Professional event planners know all too well than to go beyond the budget that the client has set. Budget planning is one of the most challenging parts of mounting an event, because you really can’t predict what’s going to happen at all times. However, there are ways for you to make sure that every move is accounted for and every dollar spent is justified.
Fortunately, creating a budget is something that is repetitive and pretty much straightforward, so as long as you commit to making it, you should have a few to zero problems with money management moving forward. Here are four ways to create a budget spreadsheet or table and make sure your finances are on track.
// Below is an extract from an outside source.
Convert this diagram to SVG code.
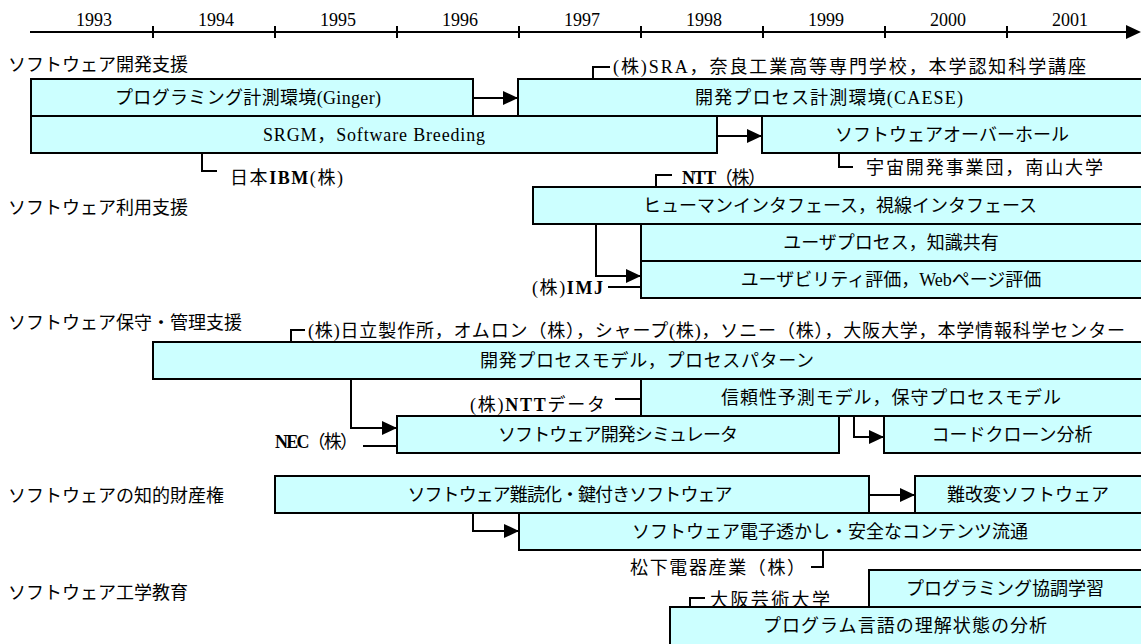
<svg xmlns="http://www.w3.org/2000/svg" width="1141" height="644" viewBox="0 0 1141 644">
<defs>
<marker id="ah" markerUnits="userSpaceOnUse" markerWidth="15" markerHeight="14" refX="15" refY="7" orient="auto">
<path d="M0,0 L15,7 L0,14 Z" fill="#000"/>
</marker>
<style>
.bg{fill:#fff}
.box{fill:#ccffff;stroke:#000;stroke-width:2}
.ln{fill:none;stroke:#000;stroke-width:2}
.t{font-family:"Liberation Serif","Noto Sans CJK JP",serif;font-size:18px;fill:#000}
.c{text-anchor:middle}
.b{font-weight:bold}
.h{font-family:"Noto Sans CJK JP","Liberation Sans",sans-serif;font-size:18px;fill:#000}
</style>
</defs>
<rect class="bg" x="0" y="0" width="1141" height="644"/>

<g id="timeline">
<line class="ln" x1="30" y1="32" x2="1128" y2="32"/>
<polygon points="1126,25 1141,32 1126,39" fill="#000"/>
<path class="ln" d="M153,26V38M275,26V38M397,26V38M519,26V38M641,26V38M763,26V38M885,26V38M1007,26V38"/>
<text class="t c" x="94" y="26">1993</text>
<text class="t c" x="216" y="26">1994</text>
<text class="t c" x="338" y="26">1995</text>
<text class="t c" x="460" y="26">1996</text>
<text class="t c" x="582" y="26">1997</text>
<text class="t c" x="704" y="26">1998</text>
<text class="t c" x="826" y="26">1999</text>
<text class="t c" x="948" y="26">2000</text>
<text class="t c" x="1070" y="26">2001</text>
</g>

<g id="headers">
<text class="h" x="8" y="71">ソフトウェア開発支援</text>
<text class="h" x="8" y="214">ソフトウェア利用支援</text>
<text class="h" x="8" y="329">ソフトウェア保守・管理支援</text>
<text class="h" x="8" y="502">ソフトウェアの知的財産権</text>
<text class="h" x="8" y="599">ソフトウェア工学教育</text>
</g>

<g id="connectors">
<line class="ln" x1="473" y1="98" x2="518" y2="98" marker-end="url(#ah)"/>
<line class="ln" x1="717" y1="136" x2="762" y2="136" marker-end="url(#ah)"/>
<polyline class="ln" points="593,79 593,67 610,67"/>
<polyline class="ln" points="202,153 202,171 217,171"/>
<polyline class="ln" points="839,153 839,167 853,167"/>
<polyline class="ln" points="656,187 656,175 672,175"/>
<polyline class="ln" points="596,224 596,276 641,276" marker-end="url(#ah)"/>
<line class="ln" x1="608" y1="287" x2="641" y2="287"/>
<polyline class="ln" points="291,342 291,330 305,330"/>
<polyline class="ln" points="351,379 351,428 397,428" marker-end="url(#ah)"/>
<line class="ln" x1="615" y1="399" x2="641" y2="399"/>
<line class="ln" x1="363" y1="446" x2="397" y2="446"/>
<polyline class="ln" points="854,416 854,437 884,437" marker-end="url(#ah)"/>
<line class="ln" x1="869" y1="495" x2="915" y2="495" marker-end="url(#ah)"/>
<polyline class="ln" points="473,513 473,531 519,531" marker-end="url(#ah)"/>
<polyline class="ln" points="811,567 823,567 823,550"/>
<polyline class="ln" points="690,607 690,598 705,598"/>
</g>

<g id="n-ginger">
<rect class="box" x="31" y="79" width="442" height="37"/>
<text class="t c" x="248" y="104" textLength="266">プログラミング計測環境(Ginger)</text>
</g>
<g id="n-caese">
<rect class="box" x="518" y="79" width="630" height="37"/>
<text class="t c" x="829" y="104" textLength="268">開発プロセス計測環境(CAESE)</text>
</g>
<g id="n-srgm">
<rect class="box" x="31" y="116" width="686" height="37"/>
<text class="t c" x="374" y="141" textLength="222">SRGM，Software Breeding</text>
</g>
<g id="n-overhaul">
<rect class="box" x="762" y="116" width="386" height="37"/>
<text class="t c" x="952" y="141">ソフトウェアオーバーホール</text>
</g>
<g id="l-sra"><text class="t" x="613" y="73" textLength="473">(株)SRA，奈良工業高等専門学校，本学認知科学講座</text></g>
<g id="l-ibm"><text class="t" x="230" y="184" textLength="113">日本<tspan class="b">IBM</tspan>(株)</text></g>
<g id="l-nasda"><text class="t" x="866" y="174" textLength="237">宇宙開発事業団，南山大学</text></g>

<g id="l-ntt"><text class="t" x="682" y="184" textLength="84"><tspan class="b">NTT</tspan>（株）</text></g>
<g id="n-hci">
<rect class="box" x="533" y="187" width="615" height="37"/>
<text class="t c" x="840" y="212">ヒューマンインタフェース，視線インタフェース</text>
</g>
<g id="n-userprocess">
<rect class="box" x="641" y="224" width="507" height="37"/>
<text class="t c" x="891" y="249">ユーザプロセス，知識共有</text>
</g>
<g id="n-usability">
<rect class="box" x="641" y="261" width="507" height="37"/>
<text class="t c" x="891" y="286">ユーザビリティ評価，Webページ評価</text>
</g>
<g id="l-imj"><text class="t" x="532" y="294" textLength="71">(株)<tspan class="b">IMJ</tspan></text></g>

<g id="l-hitachi"><text class="t" x="308" y="337" textLength="817">(株)日立製作所，オムロン（株），シャープ(株)，ソニー（株），大阪大学，本学情報科学センター</text></g>
<g id="n-processmodel">
<rect class="box" x="153" y="342" width="995" height="37"/>
<text class="t c" x="647" y="367" textLength="334">開発プロセスモデル，プロセスパターン</text>
</g>
<g id="n-reliability">
<rect class="box" x="641" y="379" width="507" height="37"/>
<text class="t c" x="891" y="404" textLength="340">信頼性予測モデル，保守プロセスモデル</text>
</g>
<g id="l-nttdata"><text class="t" x="470" y="411" textLength="135">(株)<tspan class="b">NTT</tspan>データ</text></g>
<g id="n-simulator">
<rect class="box" x="397" y="416" width="442" height="37"/>
<text class="t c" x="618" y="441" textLength="240">ソフトウェア開発シミュレータ</text>
</g>
<g id="n-codeclone">
<rect class="box" x="884" y="416" width="264" height="37"/>
<text class="t c" x="1012" y="441">コードクローン分析</text>
</g>
<g id="l-nec"><text class="t" x="275" y="448" textLength="83"><tspan class="b">NEC</tspan>（株）</text></g>

<g id="n-obfuscation">
<rect class="box" x="275" y="476" width="594" height="37"/>
<text class="t c" x="570" y="501" textLength="325">ソフトウェア難読化・鍵付きソフトウェア</text>
</g>
<g id="n-tamper">
<rect class="box" x="915" y="476" width="233" height="37"/>
<text class="t c" x="1028" y="501">難改変ソフトウェア</text>
</g>
<g id="n-watermark">
<rect class="box" x="519" y="513" width="629" height="37"/>
<text class="t c" x="830" y="538">ソフトウェア電子透かし・安全なコンテンツ流通</text>
</g>
<g id="l-matsushita"><text class="t" x="630" y="574" textLength="175">松下電器産業（株）</text></g>

<g id="n-collab">
<rect class="box" x="869" y="570" width="279" height="37"/>
<text class="t c" x="1005" y="595">プログラミング協調学習</text>
</g>
<g id="l-osaka"><text class="t" x="710" y="606" textLength="120">大阪芸術大学</text></g>
<g id="n-comprehension">
<rect class="box" x="670" y="607" width="478" height="45"/>
<text class="t c" x="905" y="632" textLength="284">プログラム言語の理解状態の分析</text>
</g>
</svg>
1. List down every item you need
Break down your list to include every single item that you will be buying or paying for, even the small things. Case in point, one of the most common mistakes event planners make is grouping food and drinks together, because what if you will need to add to this item? The important thing is to be as thorough as possible.
2. Place a detailed description for each item.
A description is necessary to every item listed on your budget, as this will keep you within your limitations. It will also help the person who is approving the budget in making a decision. Descriptions will help those who hold the purse to better understand how essential an item is to your project. Simply placing “general items” can lead to budget issues and misunderstandings later on.
3. Write down the estimated cost.
Costs are going to vary, but it will help if you can list down ballpark estimate so you know how much money you will need to work with from the beginning. If it turns out to be cheaper as you move along, well and good.
4. Note the actual amount spent.
This slot is written beside the cost estimate table and is where you will be tracking the real movement of money. This is a crucial part of the budgeting process not just for now, but also for future reference, because you get to see which parts of event materials tend to change prices often. It will also help you plan better for future events.
With every financial entry you place in your budget spreadsheet, take note of the running balance so you know how much is left. If you charged your client a fixed package price, this balance will be a good thing for you as it means you and your team get to have a large take-home pay. Of course, budgeting does not equate to falling short of quality expectations or delivering substandard products and work. It simply means that you place you and your client in a win-win situation that will result in more event partnerships in the future.